A (110) silicon single crystal substrate used as a flow channel-forming substrate or a reservoir-forming substrate is susceptible to cracking along the first (111) plane. If the first (111) plane of the flow channel-forming substrate is oriented in the same direction as the first (111) plane of the reservoir-forming substrate, cracks may occur along the first (111) planes even when the flow channel-forming substrate and the reservoir-forming substrate are joined together.
In general, in forming the flow channel-forming substrate or the reservoir-forming substrate, a silicon wafer in which a plurality of flow channel-forming substrates or reservoir-forming substrates are collectively formed is prepared and diced along a break pattern. The break pattern is constituted by, for example, a plurality of through holes that form dicing lines and fragile portions between the holes (e.g., refer to Japanese Unexamined Patent Application Publication Nos. 2006-218716 and 2002-313754).

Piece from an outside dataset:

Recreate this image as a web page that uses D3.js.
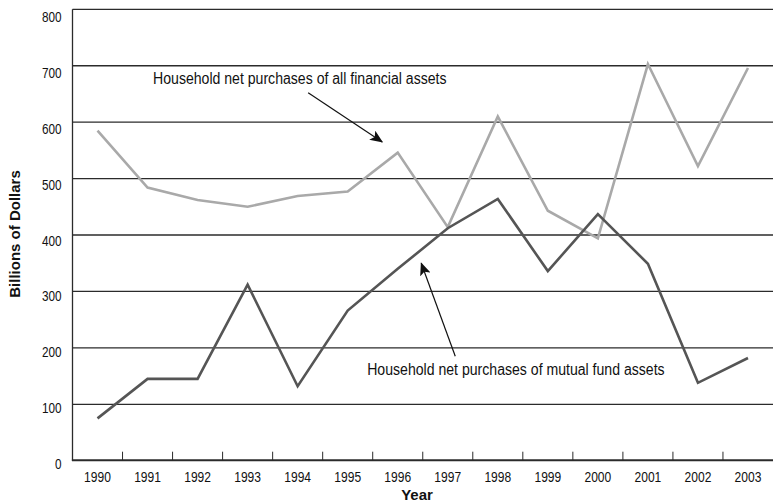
<!DOCTYPE html>
<html>
<head>
<meta charset="utf-8">
<script src="https://cdn.jsdelivr.net/npm/d3@7"></script>
<style>
  html, body { margin: 0; padding: 0; background: #fff; }
  svg { display: block; }
  .narrow { font-family: "Liberation Sans", Arial, Helvetica, sans-serif; }
  .bold { font-family: "Liberation Sans", Arial, Helvetica, sans-serif; font-weight: bold; }
</style>
</head>
<body>
<svg id="chart" width="773" height="503"></svg>
<script>
const years = [1990,1991,1992,1993,1994,1995,1996,1997,1998,1999,2000,2001,2002,2003];
const allFinancial = [585,484,462,450,469,477,546,414,610,443,394,703,522,696];
const mutualFund = [75,145,145,312,132,266,340,412,464,336,437,349,138,182];
const yTicks = [0,100,200,300,400,500,600,700,800];
const labelAll = "Household net purchases of all financial assets";
const labelMutual = "Household net purchases of mutual fund assets";

(function () {
const svg = d3.select("#chart");
const pLeft = 72.5, pRight = 773, pTop = 9.3, pBottom = 460.7;

const x = d3.scalePoint().domain(years).range([pLeft, pRight]).padding(0.5);
const step = x.step();
const xc = v => x(1990) + (v - 1990) * step; // continuous year position for annotations
const y = d3.scaleLinear().domain([0, 800]).range([pBottom, pTop]);
// tick labels sit slightly below their gridlines in the reference
const yLab = d3.scaleLinear().domain([0, 800]).range([464, 17]);

// condense text horizontally (reference uses a condensed face)
function condense(sel, factor) {
  sel.each(function () {
    const w = this.getComputedTextLength();
    d3.select(this).attr("textLength", w * factor).attr("lengthAdjust", "spacingAndGlyphs");
  });
}

// gridlines
svg.append("g").selectAll("line").data(yTicks.filter(d => d > 0)).join("line")
  .attr("x1", pLeft).attr("x2", pRight)
  .attr("y1", d => y(d)).attr("y2", d => y(d))
  .attr("stroke", "#2b2b2b").attr("stroke-width", 1.3);

// left axis line
svg.append("line").attr("x1", pLeft).attr("x2", pLeft).attr("y1", pTop).attr("y2", pBottom)
  .attr("stroke", "#2b2b2b").attr("stroke-width", 1.3);

// y tick labels
svg.append("g").selectAll("text").data(yTicks).join("text")
  .attr("class", "narrow")
  .attr("x", 61.5).attr("y", d => yLab(d) + 5)
  .attr("text-anchor", "end").attr("font-size", 14).attr("fill", "#111")
  .text(d => d)
  .call(condense, 0.84);

// bottom axis
svg.append("line").attr("x1", pLeft - 0.6).attr("x2", pRight).attr("y1", pBottom - 0.5).attr("y2", pBottom - 0.5)
  .attr("stroke", "#2b2b2b").attr("stroke-width", 2);
svg.append("g").selectAll("line").data(years.slice(1)).join("line")
  .attr("x1", d => x(d) - step / 2).attr("x2", d => x(d) - step / 2)
  .attr("y1", pBottom - 9).attr("y2", pBottom)
  .attr("stroke", "#2b2b2b").attr("stroke-width", 1);

svg.append("g").selectAll("text").data(years).join("text")
  .attr("class", "narrow")
  .attr("x", d => x(d)).attr("y", 482)
  .attr("text-anchor", "middle").attr("font-size", 14).attr("fill", "#111")
  .text(d => d)
  .call(condense, 0.86);

// axis titles
svg.append("text").attr("class", "bold")
  .attr("x", 417).attr("y", 500).attr("text-anchor", "middle")
  .attr("font-size", 15).attr("fill", "#111").text("Year");
svg.append("text").attr("class", "bold")
  .attr("transform", "translate(20,234) rotate(-90)")
  .attr("text-anchor", "middle")
  .attr("font-size", 15).attr("fill", "#111").text("Billions of Dollars");

// lines
const line = d3.line().x((d, i) => x(years[i])).y(d => y(d));
svg.append("path").datum(allFinancial).attr("d", line)
  .attr("fill", "none").attr("stroke", "#a9a9a9").attr("stroke-width", 2.6)
  .attr("stroke-linejoin", "miter");
svg.append("path").datum(mutualFund).attr("d", line)
  .attr("fill", "none").attr("stroke", "#555555").attr("stroke-width", 2.6)
  .attr("stroke-linejoin", "miter");

// arrow marker
svg.append("defs").append("marker")
  .attr("id", "arr").attr("viewBox", "0 0 13 11").attr("refX", 12).attr("refY", 5.5)
  .attr("markerWidth", 13).attr("markerHeight", 11).attr("markerUnits", "userSpaceOnUse")
  .attr("orient", "auto")
  .append("path").attr("d", "M0,0 L13,5.5 L0,11 L3,5.5 Z").attr("fill", "#111");

// annotations (positions in data coordinates)
const annotations = [
  { text: labelAll, tx: 1991.11, ty: 667, ax1: 1994.21, ay1: 652, ax2: 1995.69, ay2: 565 },
  { text: labelMutual, tx: 1995.39, ty: 151, ax1: 1997.15, ay1: 185, ax2: 1996.47, ay2: 350 }
];
annotations.forEach(a => {
  svg.append("text").attr("class", "narrow")
    .attr("x", xc(a.tx)).attr("y", y(a.ty))
    .attr("font-size", 16).attr("fill", "#111").text(a.text)
    .call(condense, 0.88);
  svg.append("line")
    .attr("x1", xc(a.ax1)).attr("y1", y(a.ay1))
    .attr("x2", xc(a.ax2)).attr("y2", y(a.ay2))
    .attr("stroke", "#111").attr("stroke-width", 1.2)
    .attr("marker-end", "url(#arr)");
});
})();
</script>
</body>
</html>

The through holes constituting the break pattern are usually formed by anisotropically etching the silicon wafer, as with formation of the pressure-generating chambers. Thus, through holes can rarely be formed into a straight line along the dicing line in a direction intersecting the first or second (111) plane. The width of the break pattern thereby becomes relatively large. If the width of the break pattern is large, the number of flow channel-forming substrates or the reservoir-forming substrates that can be formed on one silicon wafer decreases, resulting in an increase in cost. The width of the break pattern is preferably as small as possible.
In forming a flow channel-forming substrate having pressure-generating chambers or a reservoir-forming substrate having a reservoir portion as described above, a break pattern is formed in a direction along the first (111) plane and in a direction orthogonal to this direction. The break pattern extending in such directions can be formed to have a relatively small width. Accordingly, the flow channel-forming substrate has been joined with the reservoir-forming substrate so that their first (111) planes are oriented in the same direction. In other words, the reservoir portion of the reservoir-forming substrate has side surfaces that extend in the width direction (the longitudinal direction of the pressure-generating chambers) and are composed of the first (111) plane, and side surfaces that extend in the longitudinal direction and are composed of planes including a second (111) plane.
As described in Japanese Unexamined Patent Application Publication No. 2007-98813, in forming such a reservoir portion by anisotropic etching, a correction pattern having a particular shape is provided in side surface portions extending in the longitudinal direction of the reservoir portion so that the side surfaces in the longitudinal direction of the reservoir portion are formed into a straight line. However, the shape of the side surfaces of the reservoir portion is difficult to accurately control through the correction pattern. Moreover, since regions for forming the correction patterns are needed, the number of substrates that can be produced from one wafer decreases.
It should be noted that the problem of substrates' susceptibility to cracking is not unique to ink jet recording heads that eject ink droplets but is present in other types of liquid ejection heads that eject droplets other than ink droplets.